**To be done**
Set down, exactly as they appear, the lines from the line holding "The picture is" through the line holding "from matplotlib.ticker import MultipleLocator", inclusive; output nothing outside that range.
— Begin Dataset extract —
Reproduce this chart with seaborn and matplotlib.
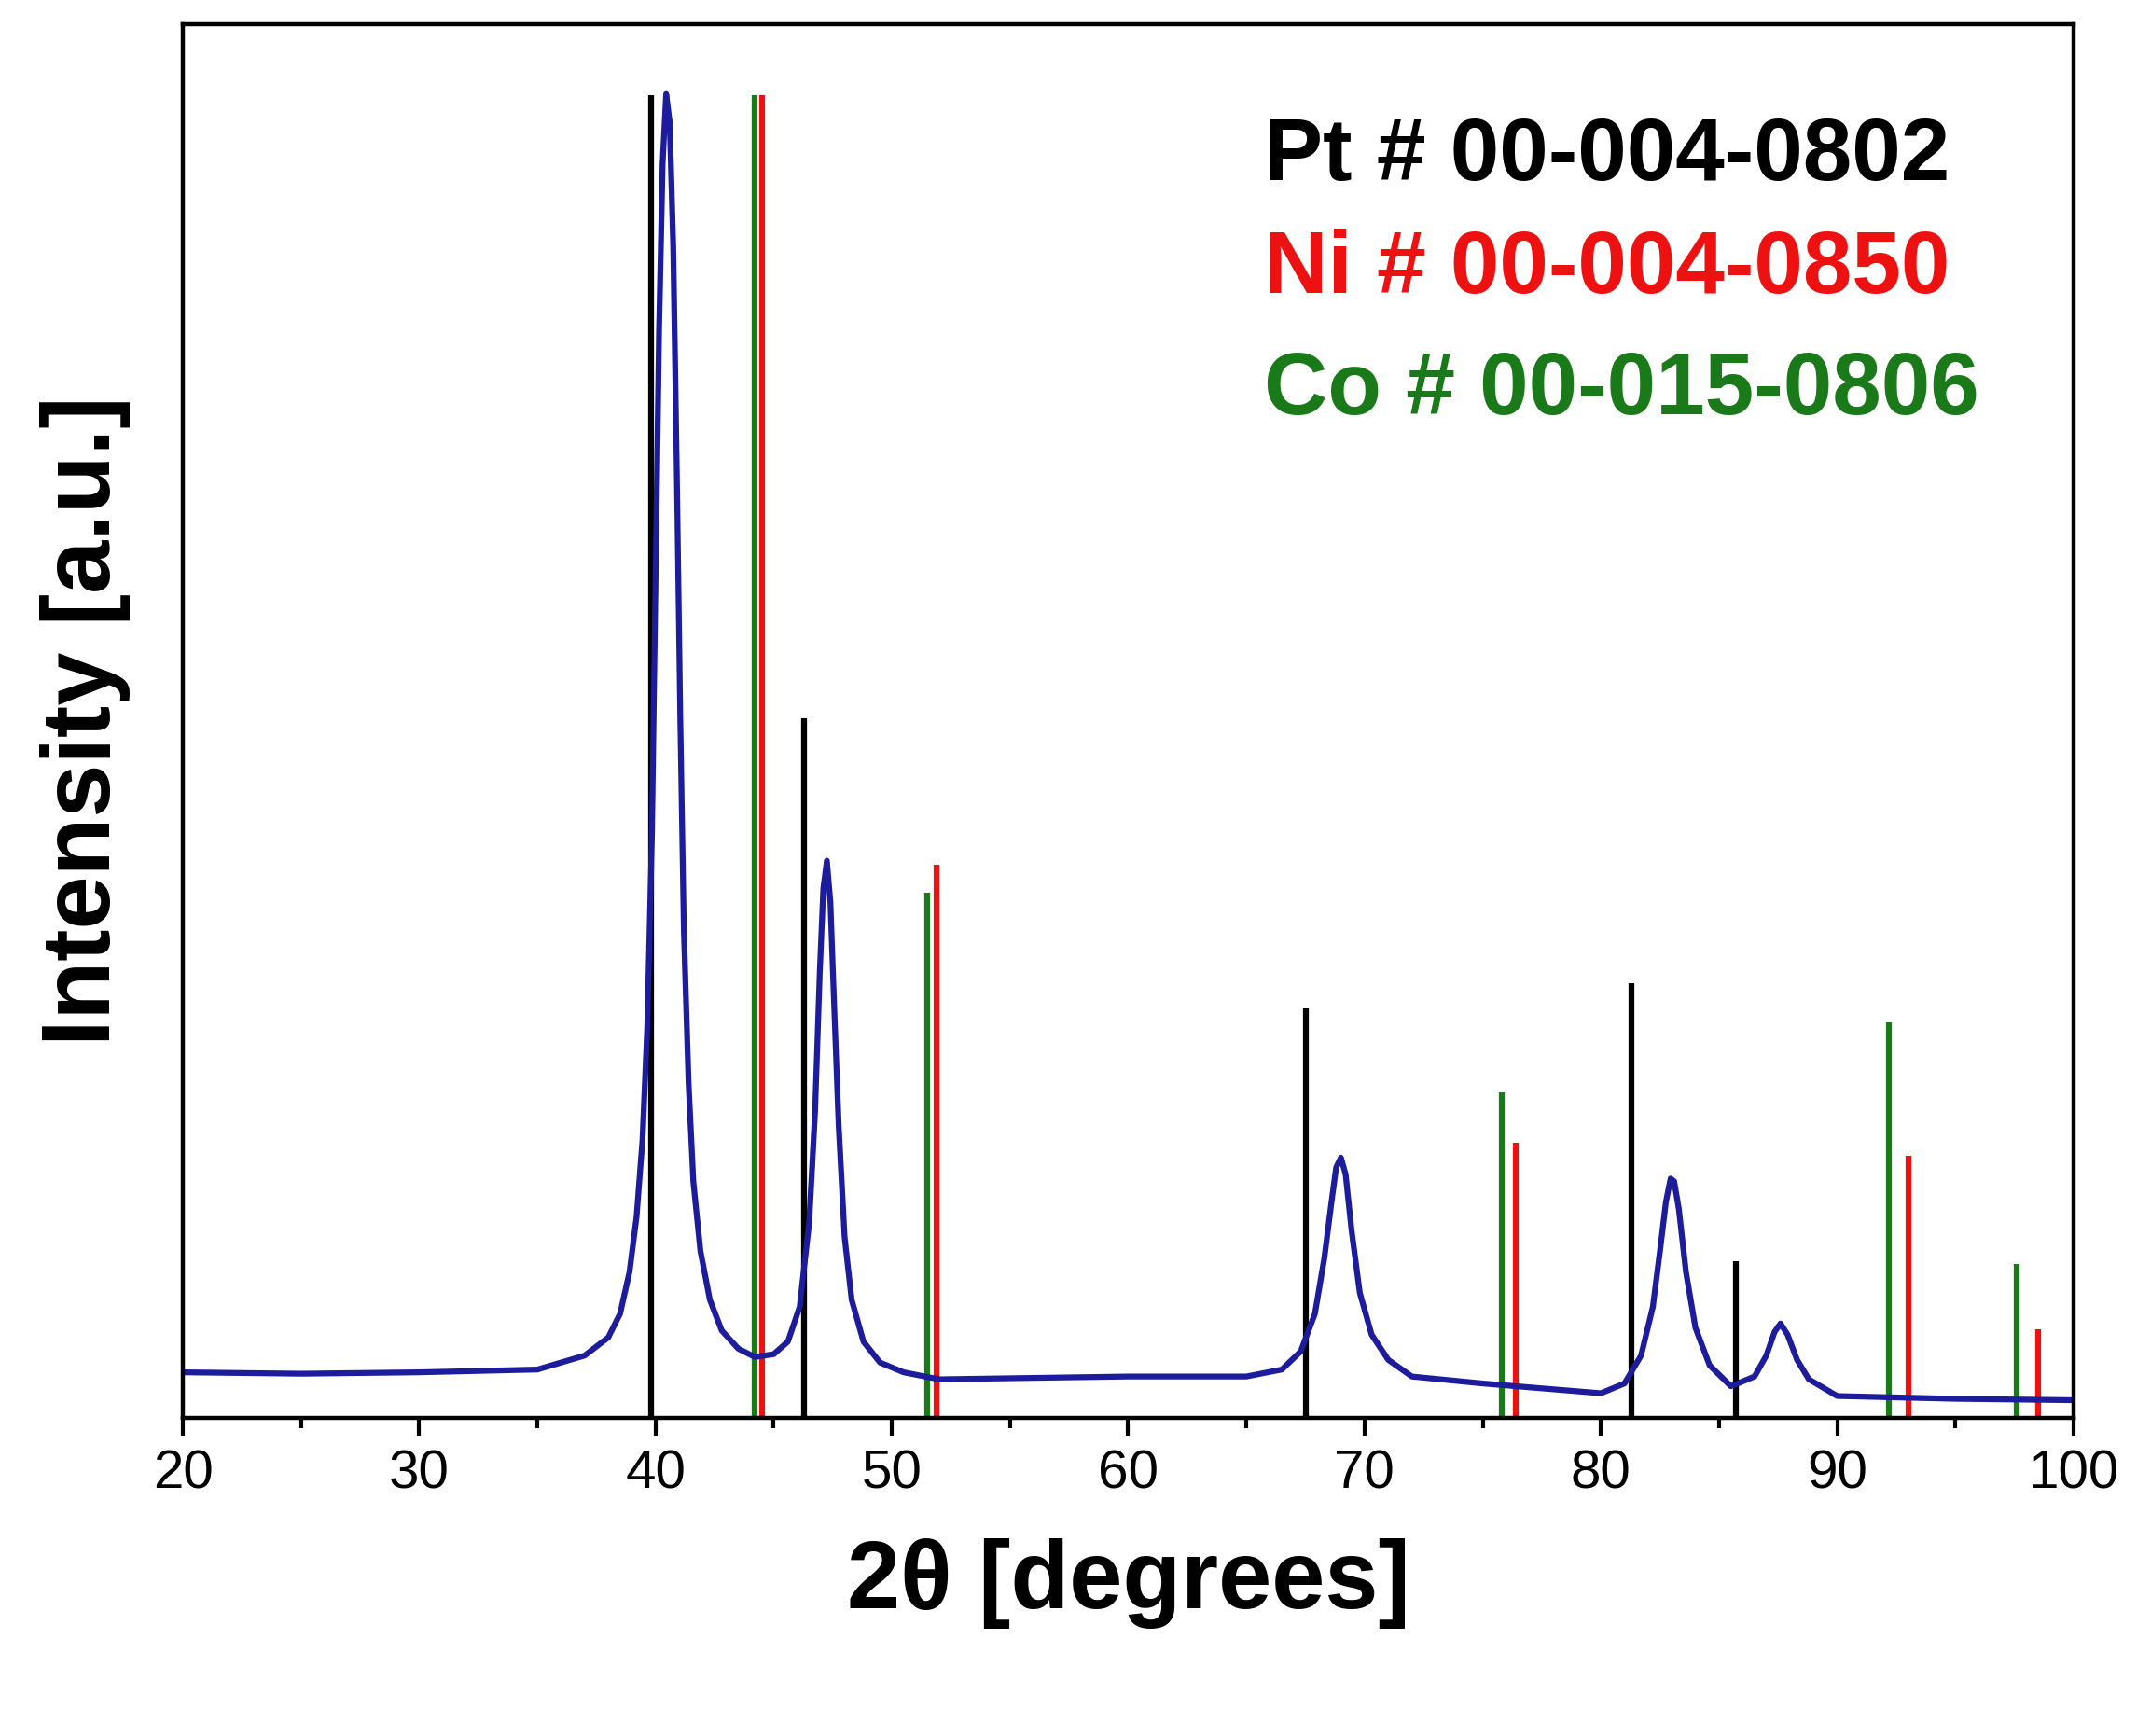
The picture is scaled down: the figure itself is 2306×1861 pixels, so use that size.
import numpy as np
import pandas as pd
import matplotlib
matplotlib.use("Agg")
import matplotlib.pyplot as plt
import seaborn as sns
from matplotlib.ticker import MultipleLocator

two_theta = [20, 25, 30, 35, 36, 37, 38, 38.5, 38.9, 39.2, 39.45, 39.65, 39.85, 40.0, 40.15,
             40.3, 40.45, 40.6, 40.75, 40.9, 41.05, 41.2, 41.4, 41.6, 41.9, 42.3, 42.8, 43.5,
             44.2, 45.0, 45.6, 46.1, 46.5, 46.75, 46.95, 47.1, 47.25, 47.4, 47.55, 47.75,
             48.0, 48.3, 48.8, 49.5, 50.5, 52, 60, 65, 66.5, 67.3, 67.9, 68.3, 68.6, 68.8,
             69.0, 69.2, 69.45, 69.8, 70.3, 71.0, 72, 75, 80,
             81, 81.7, 82.2, 82.5, 82.75, 82.95, 83.1, 83.3, 83.6, 84.0, 84.6, 85.5,
             86.5, 87.0, 87.35, 87.6, 87.9, 88.3, 88.8, 90, 95, 100]
intensity = [3.3, 3.2, 3.3, 3.5, 4, 4.5, 5.8, 7.5, 10.5, 14.5, 20, 28, 42, 60, 78,
             90, 95, 93, 84, 68, 50, 35, 24, 17, 12, 8.5, 6.3, 5,
             4.4, 4.6, 5.5, 8, 14, 22, 32, 38, 40, 37, 30, 21,
             13, 8.5, 5.5, 4, 3.3, 2.8, 3, 3, 3.5, 4.8, 7.5, 11.5, 15.5, 18,
             18.7, 17.5, 13.5, 9, 6, 4.2, 3, 2.5, 1.8,
             2.5, 4.5, 8, 12, 15.5, 17.2, 17, 15, 10.5, 6.5, 3.8, 2.3,
             3.0, 4.5, 6.2, 6.8, 6.0, 4.2, 2.8, 1.6, 1.4, 1.3]

# reference cards
pt_pos = [39.8, 46.3, 67.5, 81.3, 85.7]
pt_int = [94.9, 50.2, 29.4, 31.2, 11.3]
ni_pos = [44.5, 51.9, 76.4, 93.0, 98.5]
ni_int = [94.9, 39.7, 19.8, 18.8, 6.4]
co_pos = [44.2, 51.5, 75.8, 92.2, 97.6]
co_int = [94.9, 37.7, 23.4, 28.4, 11.1]

sns.set_style("ticks")
plt.rcParams['font.family'] = ['Liberation Sans', 'DejaVu Sans']
plt.rcParams['text.color'] = 'black'
plt.rcParams['axes.labelcolor'] = 'black'
plt.rcParams['xtick.color'] = 'black'

fig, ax = plt.subplots(figsize=(23.06, 18.61), dpi=100)
fig.subplots_adjust(left=0.085, right=0.964, top=0.986, bottom=0.183)

green = "#1a7a1a"
ax.vlines(pt_pos, 0, pt_int, color="black", lw=4.5)
ax.vlines(ni_pos, 0, ni_int, color="#ee1111", lw=4.5)
ax.vlines(co_pos, 0, co_int, color=green, lw=4.5)

df = pd.DataFrame({"x": two_theta, "y": intensity})
sns.lineplot(data=df, x="x", y="y", ax=ax, color="#1c1c9c", lw=4.5)

ax.set_xlim(20, 100)
ax.set_ylim(0, 100)
ax.set_yticks([])
ax.xaxis.set_major_locator(MultipleLocator(10))
ax.xaxis.set_minor_locator(MultipleLocator(5))
ax.tick_params(axis="x", which="major", length=14, width=3, labelsize=42, pad=10)
ax.tick_params(axis="x", which="minor", length=8, width=3)
for s in ax.spines.values():
    s.set_linewidth(3.2)
    s.set_color("black")

ax.set_xlabel("2θ [degrees]", fontsize=74, fontweight="bold", labelpad=30)
ax.set_ylabel("Intensity [a.u.]", fontsize=74, fontweight="bold", labelpad=40)

labels = [("Pt # 00-004-0802", "black", 0.905),
          ("Ni # 00-004-0850", "#ee1111", 0.824),
          ("Co # 00-015-0806", green, 0.737)]
for txt, col, yy in labels:
    ax.text(0.572, yy, txt, transform=ax.transAxes, color=col, fontsize=68,
            fontweight="bold", va="center", ha="left")

fig.savefig("out.png", dpi=100)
— End Dataset extract —
**Result for this exercise**
The picture is scaled down: the figure itself is 2306×1861 pixels, so use that size.
import numpy as np
import pandas as pd
import matplotlib
matplotlib.use("Agg")
import matplotlib.pyplot as plt
import seaborn as sns
from matplotlib.ticker import MultipleLocator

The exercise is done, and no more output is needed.